Definition
On the plan view of an instrument approach chart, concentric dashed circles are nested rings drawn around the airport reference point that indicate the chart is not drawn to scale. Their presence tells the pilot that distances between symbols on the plan view cannot be measured directly off the chart and must instead be read from the labeled distances printed alongside fixes, courses, and route segments.
Plain English
A set of dashed rings, one inside another, all sharing the same center. On an approach chart, they are a visual warning that says 'this picture is not drawn to scale — use the printed numbers, not your eyes, to judge distance.'
Context Anchor
Seen in the plan view of instrument approach charts, especially where the chart is showing arrival areas and distances around a fix.
Derivation
Concentric comes from the Latin 'com-' (together) and 'centrum' (center) — meaning 'sharing the same center.' Dashed simply describes the broken-line style of the circles.

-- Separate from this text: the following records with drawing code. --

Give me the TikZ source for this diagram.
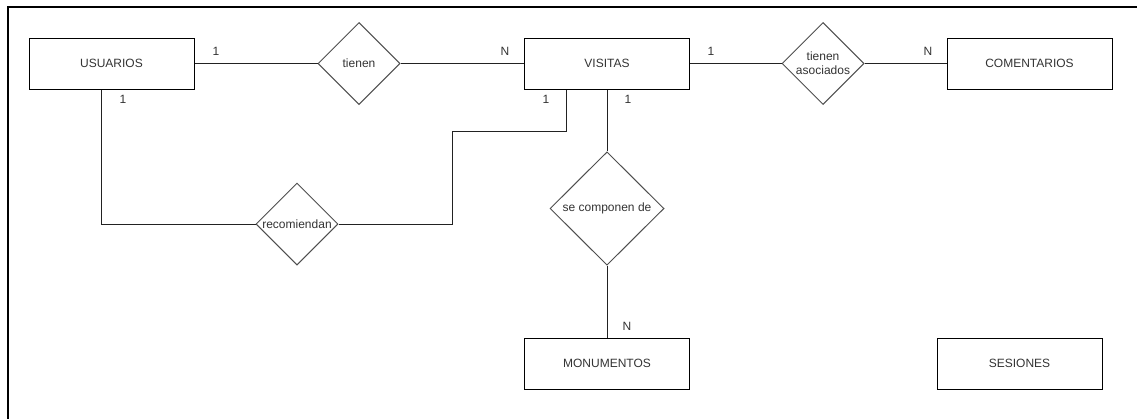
\documentclass[tikz,border=0pt]{standalone}
\usepackage{fontspec}
\setmainfont{Liberation Sans}
\usepackage{tikz}
\usetikzlibrary{calc}
\usetikzlibrary{shapes}
\usetikzlibrary{shapes.geometric}
\usetikzlibrary{positioning}
\definecolor{txtgray}{HTML}{333333}
\definecolor{linegray}{HTML}{222222}
\tikzset{>=latex}
\tikzstyle{entity} = [draw = black, line width = 0.75pt, rectangle, minimum width = 123.75pt, minimum height = 38.25pt, inner sep = 1, text = txtgray, font = \fontsize{9}{10.5}\selectfont]
\tikzstyle{relation} = [draw = linegray!80, line width = 0.75pt, diamond, inner sep = 0, minimum width = 61.5pt, minimum height = 61.5pt, label = {[text = txtgray, font = \fontsize{9}{10.5}\selectfont, align = center]center:#1}]
\tikzstyle{card} = [draw = none, inner sep = 1, text = txtgray, font = \fontsize{9}{10.5}\selectfont]
\tikzstyle{link} = [draw = linegray, line width = 0.75pt]

\begin{document}
\begin{tikzpicture}[x = 0.75pt, y = -0.75pt]
\useasboundingbox (0, 0) rectangle (1137, 419);
\draw [draw = black, line width = 0.9pt] (1137, 7) -- (8, 7) -- (8, 419);
\node [entity] (usuarios) at (111.5, 63.5) {USUARIOS};
\node [entity] (visitas) at (607, 63.5) {VISITAS};
\node [entity] (comentarios) at (1029.5, 63.5) {COMENTARIOS};
\node [entity] (monumentos) at (607, 363.5) {MONUMENTOS};
\node [entity] (sesiones) at (1019.5, 363.5) {SESIONES};
\node [relation = tienen] (tienen) at (359, 63.5) {};
\node [relation = {tienen\\asociados}] (asociados) at (823, 63.5) {};
\node [relation = recomiendan] (recomiendan) at (297, 224) {};
\node [relation = {se componen de}, minimum width = 85.5pt, minimum height = 85pt] (componen) at (607, 208.5) {};
\node [card] (c1) at (216, 51) {1};
\node [card] (c2) at (505, 51) {N};
\node [card] (c3) at (711, 51) {1};
\node [card] (c4) at (928, 51) {N};
\node [card] (c5) at (123, 99) {1};
\node [card] (c6) at (546, 99) {1};
\node [card] (c7) at (628, 99) {1};
\node [card] (c8) at (627, 326) {N};
\coordinate (codo) at (452, 131);
\draw [link] (usuarios) to (tienen);
\draw [link] (tienen) to (visitas);
\draw [link] (visitas) to (asociados);
\draw [link] (asociados) to (comentarios);
\draw [link] (101, 0 |- usuarios.south) |- (recomiendan.west);
\draw [link] (recomiendan.east) -| (codo) -| (566, 0 |- visitas.south);
\draw [link] (visitas) to (componen);
\draw [link] (componen) to (monumentos);
\end{tikzpicture}
\end{document}
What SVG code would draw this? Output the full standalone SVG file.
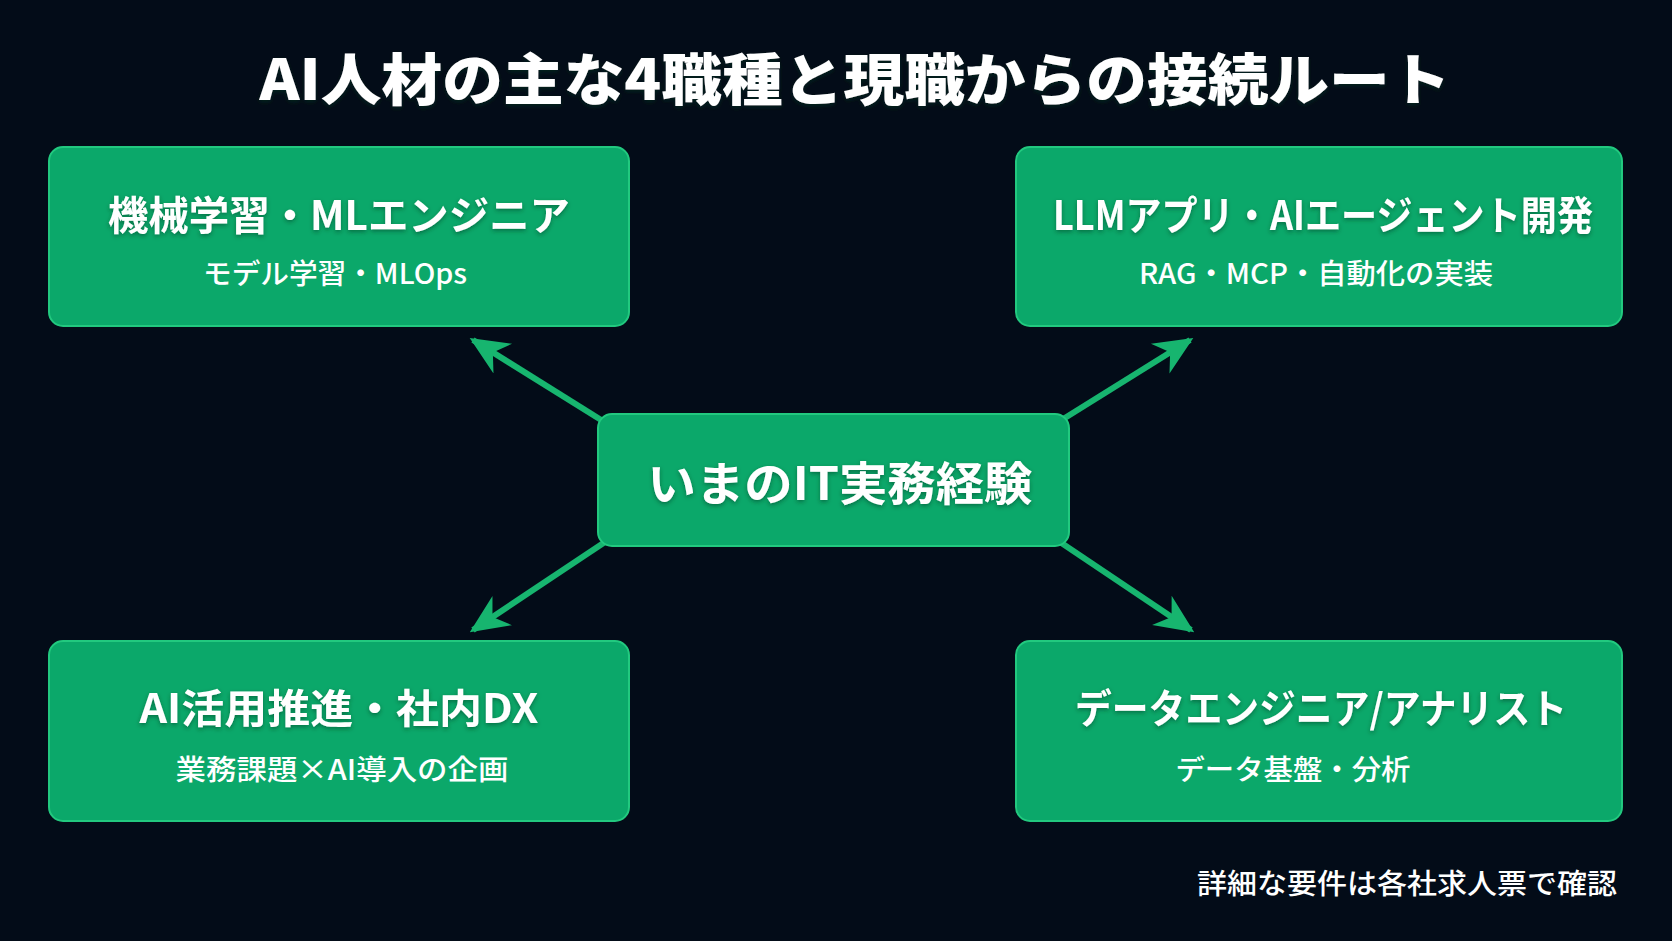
<svg xmlns="http://www.w3.org/2000/svg" width="1672" height="941" viewBox="0 0 1672 941">
<defs>
<style>
.box{fill:#0ba86a;stroke:#22c97f;stroke-width:2}
.t{font-family:"Noto Sans CJK JP","Noto Sans",sans-serif;fill:#ffffff;text-anchor:middle;dominant-baseline:central}
.h{font-weight:700;font-size:40px}
.s{font-weight:500;font-size:28px}
.con{stroke:#17b56f;stroke-width:6;fill:none}
</style>
<marker id="ah" viewBox="0 0 10 10" refX="9" refY="5" markerWidth="6.5" markerHeight="6.5" markerUnits="strokeWidth" orient="auto">
<path d="M0,0.5 L10,5 L0,9.5 L3,5 Z" fill="#17b56f"/>
</marker>
<filter id="sh" x="-5%" y="-20%" width="110%" height="140%">
<feDropShadow dx="0" dy="2" stdDeviation="2" flood-color="#04341f" flood-opacity="0.5"/>
</filter>
</defs>
<rect width="1672" height="941" fill="#030c18"/>
<text class="t" x="855" y="75" font-size="56" font-weight="900" textLength="1191" lengthAdjust="spacingAndGlyphs" filter="url(#sh)">AI人材の主な4職種と現職からの接続ルート</text>
<g id="connectors">
<line class="con" x1="606" y1="423" x2="473" y2="340" marker-end="url(#ah)"/>
<line class="con" x1="1060" y1="421" x2="1190" y2="340" marker-end="url(#ah)"/>
<line class="con" x1="608" y1="540" x2="473" y2="630" marker-end="url(#ah)"/>
<line class="con" x1="1057" y1="540" x2="1191" y2="630" marker-end="url(#ah)"/>
</g>
<g id="center">
<rect class="box" x="598" y="414" width="471" height="132" rx="14"/>
<text class="t" x="840" y="480" font-size="46" font-weight="700" textLength="385" lengthAdjust="spacingAndGlyphs" filter="url(#sh)">いまのIT実務経験</text>
</g>
<g id="ml">
<rect class="box" x="49" y="147" width="580" height="179" rx="14"/>
<text class="t h" x="339" y="213" textLength="462" lengthAdjust="spacingAndGlyphs" filter="url(#sh)">機械学習・MLエンジニア</text>
<text class="t s" x="335" y="272" textLength="264" lengthAdjust="spacingAndGlyphs">モデル学習・MLOps</text>
</g>
<g id="llm">
<rect class="box" x="1016" y="147" width="606" height="179" rx="14"/>
<text class="t h" x="1323" y="213" textLength="540" lengthAdjust="spacingAndGlyphs" filter="url(#sh)">LLMアプリ・AIエージェント開発</text>
<text class="t s" x="1316" y="272" textLength="354" lengthAdjust="spacingAndGlyphs">RAG・MCP・自動化の実装</text>
</g>
<g id="dx">
<rect class="box" x="49" y="641" width="580" height="180" rx="14"/>
<text class="t h" x="339" y="706" textLength="399" lengthAdjust="spacingAndGlyphs" filter="url(#sh)">AI活用推進・社内DX</text>
<text class="t s" x="342" y="768" textLength="333" lengthAdjust="spacingAndGlyphs">業務課題×AI導入の企画</text>
</g>
<g id="data">
<rect class="box" x="1016" y="641" width="606" height="180" rx="14"/>
<text class="t h" x="1321" y="706" textLength="492" lengthAdjust="spacingAndGlyphs" filter="url(#sh)">データエンジニア/アナリスト</text>
<text class="t s" x="1293" y="768" textLength="235" lengthAdjust="spacingAndGlyphs">データ基盤・分析</text>
</g>
<text x="1617" y="882" font-family="Noto Sans CJK JP, sans-serif" font-size="28" font-weight="500" fill="#ffffff" text-anchor="end" dominant-baseline="central" textLength="420" lengthAdjust="spacingAndGlyphs">詳細な要件は各社求人票で確認</text>
</svg>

Together the term describes nested rings drawn with broken lines around a common center point.
Why Pilots Care
Allows quick visual estimation of distance to the airport or fix during approach planning and orientation.
Analogy
They look like a bullseye drawn with broken lines: several rings around one center point.
Intuition Check
Do not read “concentric” as meaning the circles are the same size; it means they share the same center. Do not assume the dashed circles are a flight path; on the plan view, they usually mark charted areas or distance rings.
Example Sentence 1
Briefing the approach, the pilot noted the concentric dashed circles on the plan view and reminded himself to use the printed distances rather than estimating by eye.
Example Sentence 2
Using the concentric dashed circles on the plan view, the pilot confirmed the airport was five miles away.